Please write out the lines of the data exactly, beginning with the first and ending with the line containing "100000, 120000, 140000];"; leave the pictures behind.

* * * * *

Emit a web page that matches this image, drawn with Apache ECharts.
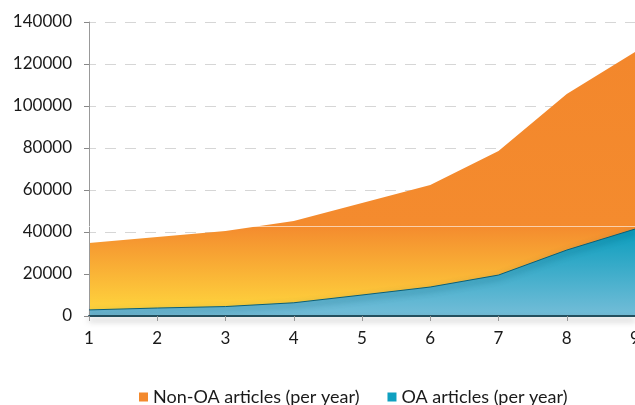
<!DOCTYPE html>
<html>
<head>
<meta charset="utf-8">
<script src="https://cdn.jsdelivr.net/npm/echarts@6/dist/echarts.min.js"></script>
<style>
  html, body { margin: 0; padding: 0; background: #fff; }
  #chart { width: 635px; height: 405px; }
</style>
</head>
<body>
<div id="chart"></div>
<script>
// values
const categories = ['1', '2', '3', '4', '5', '6', '7', '8', '9'];
const nonOaArticles = [34800, 37600, 40500, 45200, 53800, 62400, 78600, 105700, 125700];
const oaArticles = [2900, 3800, 4500, 6300, 10000, 13800, 19500, 31400, 41400];
const yTicks = [0, 20000, 40000, 60000, 80000, 100000, 120000, 140000];

const FONT = 'Lato';
const orange = '#f3892d';
const blue = '#0fa0c0';

const chart = echarts.init(document.getElementById('chart'));

const option = {
  animation: false,
  textStyle: { fontFamily: FONT },
  grid: { left: 89, right: 0, top: 22, bottom: 89, containLabel: false, outerBoundsMode: 'none' },
  legend: {
    top: 383,
    left: 134,
    itemWidth: 9,
    itemHeight: 9,
    itemGap: 28,
    icon: 'rect',
    textStyle: { fontFamily: FONT, fontSize: 18, color: '#1a1a1a' },
    data: [
      { name: 'Non-OA articles (per year)', itemStyle: { color: orange } },
      { name: 'OA articles (per year)', itemStyle: { color: blue } }
    ]
  },
  xAxis: {
    type: 'category',
    data: categories,
    boundaryGap: false,
    z: 3,
    axisLine: {
      lineStyle: {
        color: '#24505f',
        width: 2,
        shadowColor: 'rgba(0,0,0,0.35)',
        shadowBlur: 6,
        shadowOffsetY: 4
      }
    },
    axisTick: { show: true, length: 5, lineStyle: { color: '#999' } },
    axisLabel: { fontFamily: FONT, fontSize: 17, color: '#1a1a1a', margin: 14, hideOverlap: false },
    splitLine: { show: false }
  },
  yAxis: {
    type: 'value',
    min: yTicks[0],
    max: yTicks[yTicks.length - 1],
    interval: yTicks[1] - yTicks[0],
    z: 3,
    axisLine: { show: true, lineStyle: { color: '#999', width: 1 } },
    axisTick: { show: true, length: 5, lineStyle: { color: '#888' } },
    axisLabel: {
      fontFamily: FONT, fontSize: 17, color: '#1a1a1a', margin: 17,
      formatter: v => String(v)
    },
    splitLine: {
      show: true,
      lineStyle: { color: 'rgba(200,200,200,0.75)', type: [11, 9], dashOffset: -16, width: 1 }
    }
  },
  series: [
    {
      name: 'Non-OA articles (per year)',
      type: 'line',
      data: nonOaArticles,
      showSymbol: false,
      itemStyle: { color: orange },
      lineStyle: { width: 0 },
      areaStyle: {
        opacity: 1,
        color: new echarts.graphic.LinearGradient(0, 0, 0, 1, [
          { offset: 0, color: '#f3872c' },
          { offset: 0.66, color: '#f48b2e' },
          { offset: 1, color: '#ffd93e' }
        ])
      },
      markLine: {
        silent: true,
        symbol: 'none',
        label: { show: false },
        lineStyle: { color: 'rgba(255,255,255,0.6)', type: 'solid', width: 1 },
        data: [{ yAxis: 42800 }]
      }
    },
    {
      name: 'OA articles (per year)',
      type: 'line',
      data: oaArticles,
      showSymbol: false,
      itemStyle: { color: blue },
      lineStyle: {
        color: '#0b5f78',
        width: 1,
        shadowColor: 'rgba(0,55,75,0.8)',
        shadowBlur: 6,
        shadowOffsetY: 3
      },
      areaStyle: {
        opacity: 1,
        color: new echarts.graphic.LinearGradient(0, 0, 0, 1, [
          { offset: 0, color: '#0a9dbd' },
          { offset: 1, color: '#74bdd8' }
        ])
      }
    }
  ]
};

chart.setOption(option);
</script>
</body>
</html>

* * * * *

→ SOLVED PROBLEM
Emit a web page that matches this image, drawn with Apache ECharts.
<!DOCTYPE html>
<html>
<head>
<meta charset="utf-8">
<script src="https://cdn.jsdelivr.net/npm/echarts@6/dist/echarts.min.js"></script>
<style>
  html, body { margin: 0; padding: 0; background: #fff; }
  #chart { width: 635px; height: 405px; }
</style>
</head>
<body>
<div id="chart"></div>
<script>
// values
const categories = ['1', '2', '3', '4', '5', '6', '7', '8', '9'];
const nonOaArticles = [34800, 37600, 40500, 45200, 53800, 62400, 78600, 105700, 125700];
const oaArticles = [2900, 3800, 4500, 6300, 10000, 13800, 19500, 31400, 41400];
const yTicks = [0, 20000, 40000, 60000, 80000, 100000, 120000, 140000];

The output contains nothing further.